## BEGIN
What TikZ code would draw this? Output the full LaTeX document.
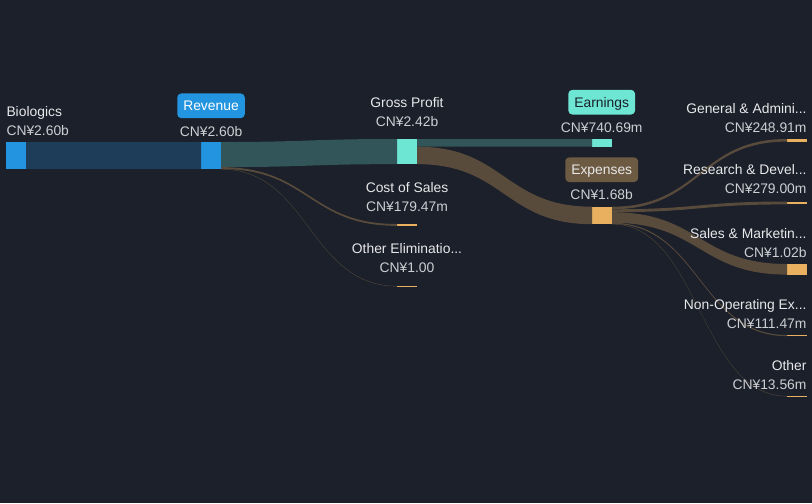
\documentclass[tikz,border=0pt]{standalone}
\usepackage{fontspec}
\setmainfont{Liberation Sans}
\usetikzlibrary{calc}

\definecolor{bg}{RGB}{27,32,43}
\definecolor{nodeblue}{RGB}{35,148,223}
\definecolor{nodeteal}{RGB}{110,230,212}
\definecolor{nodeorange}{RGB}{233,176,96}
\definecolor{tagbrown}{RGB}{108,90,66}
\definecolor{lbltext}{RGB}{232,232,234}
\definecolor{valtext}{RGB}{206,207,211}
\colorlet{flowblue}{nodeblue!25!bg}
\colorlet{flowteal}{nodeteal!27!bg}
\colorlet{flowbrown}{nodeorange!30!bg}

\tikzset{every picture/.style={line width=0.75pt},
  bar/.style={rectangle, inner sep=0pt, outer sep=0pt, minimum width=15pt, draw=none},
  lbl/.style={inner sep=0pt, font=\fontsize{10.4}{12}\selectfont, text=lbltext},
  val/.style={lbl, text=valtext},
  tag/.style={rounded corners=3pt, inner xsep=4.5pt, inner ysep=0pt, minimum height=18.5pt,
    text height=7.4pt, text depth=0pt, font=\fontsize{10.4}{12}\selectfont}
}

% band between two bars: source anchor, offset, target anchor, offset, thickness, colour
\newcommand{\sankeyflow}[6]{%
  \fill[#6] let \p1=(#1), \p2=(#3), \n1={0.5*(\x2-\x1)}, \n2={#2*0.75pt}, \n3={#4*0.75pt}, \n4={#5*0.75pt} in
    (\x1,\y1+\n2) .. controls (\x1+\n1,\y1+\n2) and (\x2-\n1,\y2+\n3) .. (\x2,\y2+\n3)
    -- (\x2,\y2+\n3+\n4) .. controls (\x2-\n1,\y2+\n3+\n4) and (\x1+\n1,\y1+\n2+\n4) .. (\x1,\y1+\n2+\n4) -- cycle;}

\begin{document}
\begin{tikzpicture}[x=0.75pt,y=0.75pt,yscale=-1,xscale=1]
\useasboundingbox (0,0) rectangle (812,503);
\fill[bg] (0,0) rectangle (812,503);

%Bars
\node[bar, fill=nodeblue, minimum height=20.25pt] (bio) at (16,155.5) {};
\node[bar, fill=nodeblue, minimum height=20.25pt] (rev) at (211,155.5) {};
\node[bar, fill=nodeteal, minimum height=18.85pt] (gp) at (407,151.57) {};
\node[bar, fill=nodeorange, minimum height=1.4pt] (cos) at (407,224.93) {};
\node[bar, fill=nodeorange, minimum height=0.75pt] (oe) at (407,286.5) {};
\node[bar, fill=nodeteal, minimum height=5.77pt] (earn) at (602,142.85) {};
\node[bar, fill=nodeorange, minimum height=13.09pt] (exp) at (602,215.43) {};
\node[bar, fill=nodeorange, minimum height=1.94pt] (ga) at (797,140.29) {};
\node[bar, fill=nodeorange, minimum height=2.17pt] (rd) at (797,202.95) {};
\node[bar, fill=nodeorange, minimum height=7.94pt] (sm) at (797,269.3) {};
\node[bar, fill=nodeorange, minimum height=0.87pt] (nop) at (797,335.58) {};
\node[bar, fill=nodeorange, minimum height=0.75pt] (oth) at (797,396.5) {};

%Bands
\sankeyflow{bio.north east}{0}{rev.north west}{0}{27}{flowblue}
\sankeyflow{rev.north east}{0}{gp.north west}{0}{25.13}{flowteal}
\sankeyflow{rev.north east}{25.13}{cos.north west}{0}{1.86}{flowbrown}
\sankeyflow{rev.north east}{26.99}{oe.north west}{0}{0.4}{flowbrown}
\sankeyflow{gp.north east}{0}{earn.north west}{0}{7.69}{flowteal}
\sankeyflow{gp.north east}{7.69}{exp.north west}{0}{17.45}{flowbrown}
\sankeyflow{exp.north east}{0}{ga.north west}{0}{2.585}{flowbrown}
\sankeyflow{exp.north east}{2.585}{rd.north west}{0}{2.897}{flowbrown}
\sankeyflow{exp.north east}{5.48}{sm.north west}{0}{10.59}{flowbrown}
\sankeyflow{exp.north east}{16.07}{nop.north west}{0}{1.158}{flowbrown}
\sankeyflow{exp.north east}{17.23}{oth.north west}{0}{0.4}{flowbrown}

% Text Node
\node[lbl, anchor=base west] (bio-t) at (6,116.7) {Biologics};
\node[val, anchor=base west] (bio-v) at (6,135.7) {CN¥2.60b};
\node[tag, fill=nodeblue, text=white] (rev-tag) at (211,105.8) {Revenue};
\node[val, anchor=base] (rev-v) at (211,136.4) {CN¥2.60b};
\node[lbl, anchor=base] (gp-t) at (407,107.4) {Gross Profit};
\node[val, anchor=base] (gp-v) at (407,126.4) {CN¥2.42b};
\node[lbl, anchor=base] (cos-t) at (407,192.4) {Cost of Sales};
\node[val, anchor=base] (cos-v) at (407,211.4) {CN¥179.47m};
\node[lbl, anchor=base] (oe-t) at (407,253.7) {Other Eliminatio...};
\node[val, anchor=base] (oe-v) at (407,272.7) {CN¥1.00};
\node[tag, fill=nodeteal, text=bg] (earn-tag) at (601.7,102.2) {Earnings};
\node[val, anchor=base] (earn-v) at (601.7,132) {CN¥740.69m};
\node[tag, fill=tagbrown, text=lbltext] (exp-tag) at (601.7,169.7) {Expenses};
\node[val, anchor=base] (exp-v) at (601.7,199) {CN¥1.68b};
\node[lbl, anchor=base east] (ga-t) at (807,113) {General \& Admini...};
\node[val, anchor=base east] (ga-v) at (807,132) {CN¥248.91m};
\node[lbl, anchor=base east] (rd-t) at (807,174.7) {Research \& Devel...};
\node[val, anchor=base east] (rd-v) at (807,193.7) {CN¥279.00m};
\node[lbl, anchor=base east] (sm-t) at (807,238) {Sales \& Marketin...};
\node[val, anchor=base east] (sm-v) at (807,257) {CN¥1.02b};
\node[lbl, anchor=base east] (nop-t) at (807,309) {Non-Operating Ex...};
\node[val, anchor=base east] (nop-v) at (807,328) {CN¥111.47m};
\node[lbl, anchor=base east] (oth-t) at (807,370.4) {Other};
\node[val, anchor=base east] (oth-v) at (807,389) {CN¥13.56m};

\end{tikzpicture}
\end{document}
## END
=== Exercise objective ===
Reproduce each line exactly, please, except for any pictures.

=== Expected answer ===
What TikZ code would draw this? Output the full LaTeX document.
\documentclass[tikz,border=0pt]{standalone}
\usepackage{fontspec}
\setmainfont{Liberation Sans}
\usetikzlibrary{calc}

\definecolor{bg}{RGB}{27,32,43}
\definecolor{nodeblue}{RGB}{35,148,223}
\definecolor{nodeteal}{RGB}{110,230,212}
\definecolor{nodeorange}{RGB}{233,176,96}
\definecolor{tagbrown}{RGB}{108,90,66}
\definecolor{lbltext}{RGB}{232,232,234}
\definecolor{valtext}{RGB}{206,207,211}
\colorlet{flowblue}{nodeblue!25!bg}
\colorlet{flowteal}{nodeteal!27!bg}
\colorlet{flowbrown}{nodeorange!30!bg}

\tikzset{every picture/.style={line width=0.75pt},
  bar/.style={rectangle, inner sep=0pt, outer sep=0pt, minimum width=15pt, draw=none},
  lbl/.style={inner sep=0pt, font=\fontsize{10.4}{12}\selectfont, text=lbltext},
  val/.style={lbl, text=valtext},
  tag/.style={rounded corners=3pt, inner xsep=4.5pt, inner ysep=0pt, minimum height=18.5pt,
    text height=7.4pt, text depth=0pt, font=\fontsize{10.4}{12}\selectfont}
}

% band between two bars: source anchor, offset, target anchor, offset, thickness, colour
\newcommand{\sankeyflow}[6]{%
  \fill[#6] let \p1=(#1), \p2=(#3), \n1={0.5*(\x2-\x1)}, \n2={#2*0.75pt}, \n3={#4*0.75pt}, \n4={#5*0.75pt} in
    (\x1,\y1+\n2) .. controls (\x1+\n1,\y1+\n2) and (\x2-\n1,\y2+\n3) .. (\x2,\y2+\n3)
    -- (\x2,\y2+\n3+\n4) .. controls (\x2-\n1,\y2+\n3+\n4) and (\x1+\n1,\y1+\n2+\n4) .. (\x1,\y1+\n2+\n4) -- cycle;}

\begin{document}
\begin{tikzpicture}[x=0.75pt,y=0.75pt,yscale=-1,xscale=1]
\useasboundingbox (0,0) rectangle (812,503);
\fill[bg] (0,0) rectangle (812,503);

%Bars
\node[bar, fill=nodeblue, minimum height=20.25pt] (bio) at (16,155.5) {};
\node[bar, fill=nodeblue, minimum height=20.25pt] (rev) at (211,155.5) {};
\node[bar, fill=nodeteal, minimum height=18.85pt] (gp) at (407,151.57) {};
\node[bar, fill=nodeorange, minimum height=1.4pt] (cos) at (407,224.93) {};
\node[bar, fill=nodeorange, minimum height=0.75pt] (oe) at (407,286.5) {};
\node[bar, fill=nodeteal, minimum height=5.77pt] (earn) at (602,142.85) {};
\node[bar, fill=nodeorange, minimum height=13.09pt] (exp) at (602,215.43) {};
\node[bar, fill=nodeorange, minimum height=1.94pt] (ga) at (797,140.29) {};
\node[bar, fill=nodeorange, minimum height=2.17pt] (rd) at (797,202.95) {};
\node[bar, fill=nodeorange, minimum height=7.94pt] (sm) at (797,269.3) {};
\node[bar, fill=nodeorange, minimum height=0.87pt] (nop) at (797,335.58) {};
\node[bar, fill=nodeorange, minimum height=0.75pt] (oth) at (797,396.5) {};

%Bands
\sankeyflow{bio.north east}{0}{rev.north west}{0}{27}{flowblue}
\sankeyflow{rev.north east}{0}{gp.north west}{0}{25.13}{flowteal}
\sankeyflow{rev.north east}{25.13}{cos.north west}{0}{1.86}{flowbrown}
\sankeyflow{rev.north east}{26.99}{oe.north west}{0}{0.4}{flowbrown}
\sankeyflow{gp.north east}{0}{earn.north west}{0}{7.69}{flowteal}
\sankeyflow{gp.north east}{7.69}{exp.north west}{0}{17.45}{flowbrown}
\sankeyflow{exp.north east}{0}{ga.north west}{0}{2.585}{flowbrown}
\sankeyflow{exp.north east}{2.585}{rd.north west}{0}{2.897}{flowbrown}
\sankeyflow{exp.north east}{5.48}{sm.north west}{0}{10.59}{flowbrown}
\sankeyflow{exp.north east}{16.07}{nop.north west}{0}{1.158}{flowbrown}
\sankeyflow{exp.north east}{17.23}{oth.north west}{0}{0.4}{flowbrown}

% Text Node
\node[lbl, anchor=base west] (bio-t) at (6,116.7) {Biologics};
\node[val, anchor=base west] (bio-v) at (6,135.7) {CN¥2.60b};
\node[tag, fill=nodeblue, text=white] (rev-tag) at (211,105.8) {Revenue};
\node[val, anchor=base] (rev-v) at (211,136.4) {CN¥2.60b};
\node[lbl, anchor=base] (gp-t) at (407,107.4) {Gross Profit};
\node[val, anchor=base] (gp-v) at (407,126.4) {CN¥2.42b};
\node[lbl, anchor=base] (cos-t) at (407,192.4) {Cost of Sales};
\node[val, anchor=base] (cos-v) at (407,211.4) {CN¥179.47m};
\node[lbl, anchor=base] (oe-t) at (407,253.7) {Other Eliminatio...};
\node[val, anchor=base] (oe-v) at (407,272.7) {CN¥1.00};
\node[tag, fill=nodeteal, text=bg] (earn-tag) at (601.7,102.2) {Earnings};
\node[val, anchor=base] (earn-v) at (601.7,132) {CN¥740.69m};
\node[tag, fill=tagbrown, text=lbltext] (exp-tag) at (601.7,169.7) {Expenses};
\node[val, anchor=base] (exp-v) at (601.7,199) {CN¥1.68b};
\node[lbl, anchor=base east] (ga-t) at (807,113) {General \& Admini...};
\node[val, anchor=base east] (ga-v) at (807,132) {CN¥248.91m};
\node[lbl, anchor=base east] (rd-t) at (807,174.7) {Research \& Devel...};
\node[val, anchor=base east] (rd-v) at (807,193.7) {CN¥279.00m};
\node[lbl, anchor=base east] (sm-t) at (807,238) {Sales \& Marketin...};
\node[val, anchor=base east] (sm-v) at (807,257) {CN¥1.02b};
\node[lbl, anchor=base east] (nop-t) at (807,309) {Non-Operating Ex...};
\node[val, anchor=base east] (nop-v) at (807,328) {CN¥111.47m};
\node[lbl, anchor=base east] (oth-t) at (807,370.4) {Other};
\node[val, anchor=base east] (oth-v) at (807,389) {CN¥13.56m};

\end{tikzpicture}
\end{document}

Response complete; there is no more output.